◆ INFORMATION SUPPLIED:
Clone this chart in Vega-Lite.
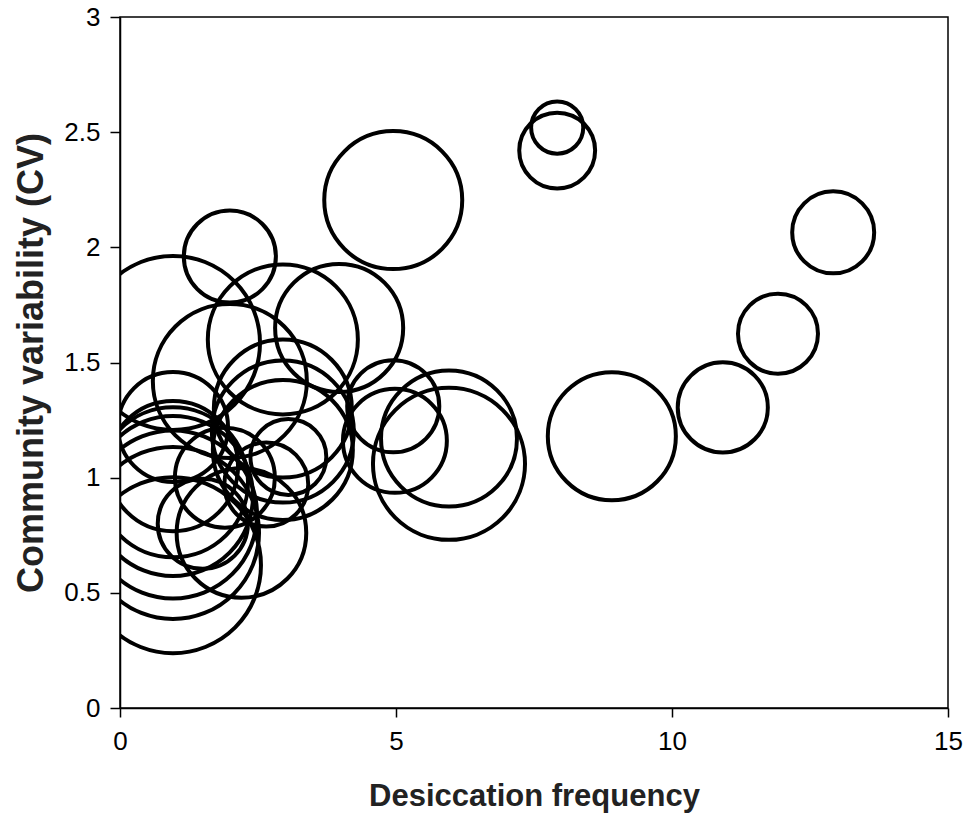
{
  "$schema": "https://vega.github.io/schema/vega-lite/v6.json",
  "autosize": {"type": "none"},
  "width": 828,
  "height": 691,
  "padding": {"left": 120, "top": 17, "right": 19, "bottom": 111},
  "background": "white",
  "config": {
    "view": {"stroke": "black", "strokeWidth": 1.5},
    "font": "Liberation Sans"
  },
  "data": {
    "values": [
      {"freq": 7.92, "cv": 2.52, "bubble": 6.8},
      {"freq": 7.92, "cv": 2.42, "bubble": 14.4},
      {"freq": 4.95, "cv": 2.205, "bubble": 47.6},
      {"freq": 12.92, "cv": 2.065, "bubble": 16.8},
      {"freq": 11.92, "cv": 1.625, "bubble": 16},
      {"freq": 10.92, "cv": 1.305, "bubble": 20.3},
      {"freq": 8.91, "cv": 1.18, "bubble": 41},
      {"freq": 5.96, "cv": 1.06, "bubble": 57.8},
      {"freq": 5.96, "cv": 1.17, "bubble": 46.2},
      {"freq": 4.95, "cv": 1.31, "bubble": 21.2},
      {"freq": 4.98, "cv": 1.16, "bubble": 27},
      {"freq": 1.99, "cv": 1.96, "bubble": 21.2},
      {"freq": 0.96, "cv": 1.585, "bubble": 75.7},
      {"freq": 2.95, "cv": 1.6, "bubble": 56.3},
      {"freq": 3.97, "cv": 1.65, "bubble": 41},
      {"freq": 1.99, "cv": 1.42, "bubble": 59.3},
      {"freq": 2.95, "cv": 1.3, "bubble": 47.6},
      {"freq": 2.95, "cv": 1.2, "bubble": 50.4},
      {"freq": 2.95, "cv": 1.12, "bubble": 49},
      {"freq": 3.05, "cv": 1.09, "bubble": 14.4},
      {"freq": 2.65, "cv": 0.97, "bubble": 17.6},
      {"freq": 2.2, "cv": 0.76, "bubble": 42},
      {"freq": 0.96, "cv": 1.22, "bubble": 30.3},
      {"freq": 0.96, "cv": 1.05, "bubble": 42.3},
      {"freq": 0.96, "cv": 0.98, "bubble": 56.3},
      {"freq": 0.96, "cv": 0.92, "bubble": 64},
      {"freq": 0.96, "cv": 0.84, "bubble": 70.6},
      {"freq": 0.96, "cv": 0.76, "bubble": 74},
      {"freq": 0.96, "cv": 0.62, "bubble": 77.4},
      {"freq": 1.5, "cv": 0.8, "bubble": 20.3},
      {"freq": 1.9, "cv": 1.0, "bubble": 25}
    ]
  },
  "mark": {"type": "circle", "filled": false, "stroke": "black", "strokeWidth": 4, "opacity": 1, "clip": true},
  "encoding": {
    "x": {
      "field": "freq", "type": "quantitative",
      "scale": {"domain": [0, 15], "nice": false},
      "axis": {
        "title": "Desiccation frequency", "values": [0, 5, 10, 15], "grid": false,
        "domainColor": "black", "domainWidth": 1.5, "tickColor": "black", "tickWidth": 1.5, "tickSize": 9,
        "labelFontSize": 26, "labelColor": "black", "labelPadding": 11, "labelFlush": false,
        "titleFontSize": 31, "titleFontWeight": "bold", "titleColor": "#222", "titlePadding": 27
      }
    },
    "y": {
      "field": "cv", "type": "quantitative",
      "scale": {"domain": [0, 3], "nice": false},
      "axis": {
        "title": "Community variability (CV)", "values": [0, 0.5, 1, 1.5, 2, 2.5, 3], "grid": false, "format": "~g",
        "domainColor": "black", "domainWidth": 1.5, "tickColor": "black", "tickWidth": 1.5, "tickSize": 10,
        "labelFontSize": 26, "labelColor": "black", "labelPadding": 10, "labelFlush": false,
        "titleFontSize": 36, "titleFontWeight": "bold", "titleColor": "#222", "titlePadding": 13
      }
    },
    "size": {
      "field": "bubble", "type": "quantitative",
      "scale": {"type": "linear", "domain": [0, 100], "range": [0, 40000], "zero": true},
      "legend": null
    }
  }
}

◆ PROBLEM REQUIREMENTS:
Reproduce the full listing above verbatim, with no pictures included.

◆ REPLY TO THE TASK:
Clone this chart in Vega-Lite.
{
  "$schema": "https://vega.github.io/schema/vega-lite/v6.json",
  "autosize": {"type": "none"},
  "width": 828,
  "height": 691,
  "padding": {"left": 120, "top": 17, "right": 19, "bottom": 111},
  "background": "white",
  "config": {
    "view": {"stroke": "black", "strokeWidth": 1.5},
    "font": "Liberation Sans"
  },
  "data": {
    "values": [
      {"freq": 7.92, "cv": 2.52, "bubble": 6.8},
      {"freq": 7.92, "cv": 2.42, "bubble": 14.4},
      {"freq": 4.95, "cv": 2.205, "bubble": 47.6},
      {"freq": 12.92, "cv": 2.065, "bubble": 16.8},
      {"freq": 11.92, "cv": 1.625, "bubble": 16},
      {"freq": 10.92, "cv": 1.305, "bubble": 20.3},
      {"freq": 8.91, "cv": 1.18, "bubble": 41},
      {"freq": 5.96, "cv": 1.06, "bubble": 57.8},
      {"freq": 5.96, "cv": 1.17, "bubble": 46.2},
      {"freq": 4.95, "cv": 1.31, "bubble": 21.2},
      {"freq": 4.98, "cv": 1.16, "bubble": 27},
      {"freq": 1.99, "cv": 1.96, "bubble": 21.2},
      {"freq": 0.96, "cv": 1.585, "bubble": 75.7},
      {"freq": 2.95, "cv": 1.6, "bubble": 56.3},
      {"freq": 3.97, "cv": 1.65, "bubble": 41},
      {"freq": 1.99, "cv": 1.42, "bubble": 59.3},
      {"freq": 2.95, "cv": 1.3, "bubble": 47.6},
      {"freq": 2.95, "cv": 1.2, "bubble": 50.4},
      {"freq": 2.95, "cv": 1.12, "bubble": 49},
      {"freq": 3.05, "cv": 1.09, "bubble": 14.4},
      {"freq": 2.65, "cv": 0.97, "bubble": 17.6},
      {"freq": 2.2, "cv": 0.76, "bubble": 42},
      {"freq": 0.96, "cv": 1.22, "bubble": 30.3},
      {"freq": 0.96, "cv": 1.05, "bubble": 42.3},
      {"freq": 0.96, "cv": 0.98, "bubble": 56.3},
      {"freq": 0.96, "cv": 0.92, "bubble": 64},
      {"freq": 0.96, "cv": 0.84, "bubble": 70.6},
      {"freq": 0.96, "cv": 0.76, "bubble": 74},
      {"freq": 0.96, "cv": 0.62, "bubble": 77.4},
      {"freq": 1.5, "cv": 0.8, "bubble": 20.3},
      {"freq": 1.9, "cv": 1.0, "bubble": 25}
    ]
  },
  "mark": {"type": "circle", "filled": false, "stroke": "black", "strokeWidth": 4, "opacity": 1, "clip": true},
  "encoding": {
    "x": {
      "field": "freq", "type": "quantitative",
      "scale": {"domain": [0, 15], "nice": false},
      "axis": {
        "title": "Desiccation frequency", "values": [0, 5, 10, 15], "grid": false,
        "domainColor": "black", "domainWidth": 1.5, "tickColor": "black", "tickWidth": 1.5, "tickSize": 9,
        "labelFontSize": 26, "labelColor": "black", "labelPadding": 11, "labelFlush": false,
        "titleFontSize": 31, "titleFontWeight": "bold", "titleColor": "#222", "titlePadding": 27
      }
    },
    "y": {
      "field": "cv", "type": "quantitative",
      "scale": {"domain": [0, 3], "nice": false},
      "axis": {
        "title": "Community variability (CV)", "values": [0, 0.5, 1, 1.5, 2, 2.5, 3], "grid": false, "format": "~g",
        "domainColor": "black", "domainWidth": 1.5, "tickColor": "black", "tickWidth": 1.5, "tickSize": 10,
        "labelFontSize": 26, "labelColor": "black", "labelPadding": 10, "labelFlush": false,
        "titleFontSize": 36, "titleFontWeight": "bold", "titleColor": "#222", "titlePadding": 13
      }
    },
    "size": {
      "field": "bubble", "type": "quantitative",
      "scale": {"type": "linear", "domain": [0, 100], "range": [0, 40000], "zero": true},
      "legend": null
    }
  }
}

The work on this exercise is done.